フランスに残る神聖を巡る旅5 ラ・サント・ボーム
王の道と女王の道の二通りの登り方があって、
王の道は険しく、女王の道はなだらかです。
登っているときもおしゃべりは禁止です。
今では、洞窟に壁が取り付けられています。
向かって右側には、ドミニコ修道院。左側には休憩所があります。
とても広い洞窟内は外の日の光と対照的に、薄暗くしっとりとした空間です。
洞窟内は、子宮の中を思い出すような暗さとしっとりとした安心感に包まれています。
いくつか祭壇があり、静にろうそくの光が揺れています。
いくつか美しい祭壇がありますが、これはマグダラのマリアを天使が天に運んでいるところかな?

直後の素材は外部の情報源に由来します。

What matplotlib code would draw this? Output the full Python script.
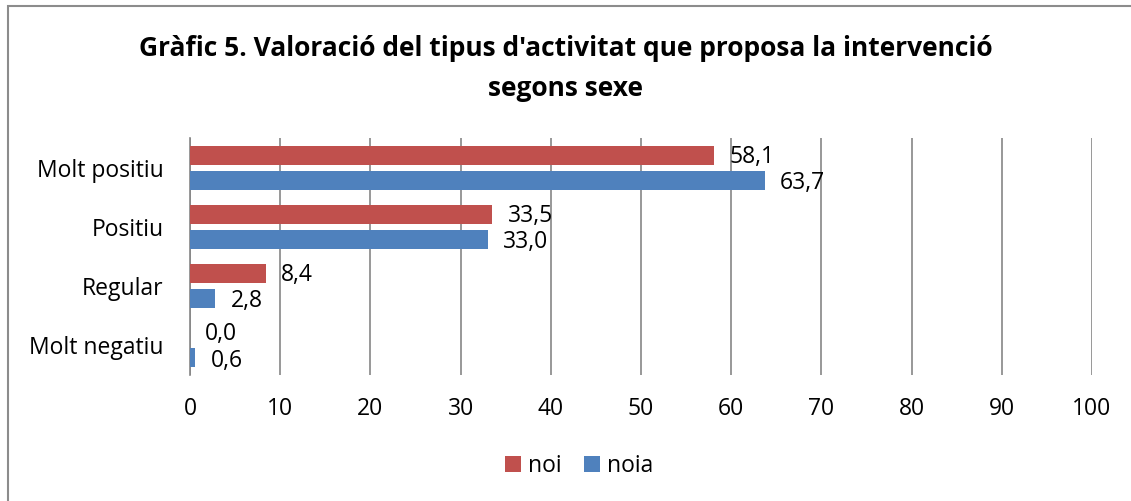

簡素な椅子に座っていると、水が滴る音が聞こえてきて、
自然がはぐくんだ洞窟なのだけれども、
そこに響く音は、聖堂に勝るとも劣らない美しさです。
洞窟を訪れる人たちは、この中に入った途端、
内側の世界を感じずにいられなくなるように、
息をひそめて、足音にすら気遣いながら、
無意識に、物質的な自分がこの空間を邪魔しないようにするのかもしれません。
街からここまでの道のりは、自分の内側に入るための過程として存在するようにも思えます。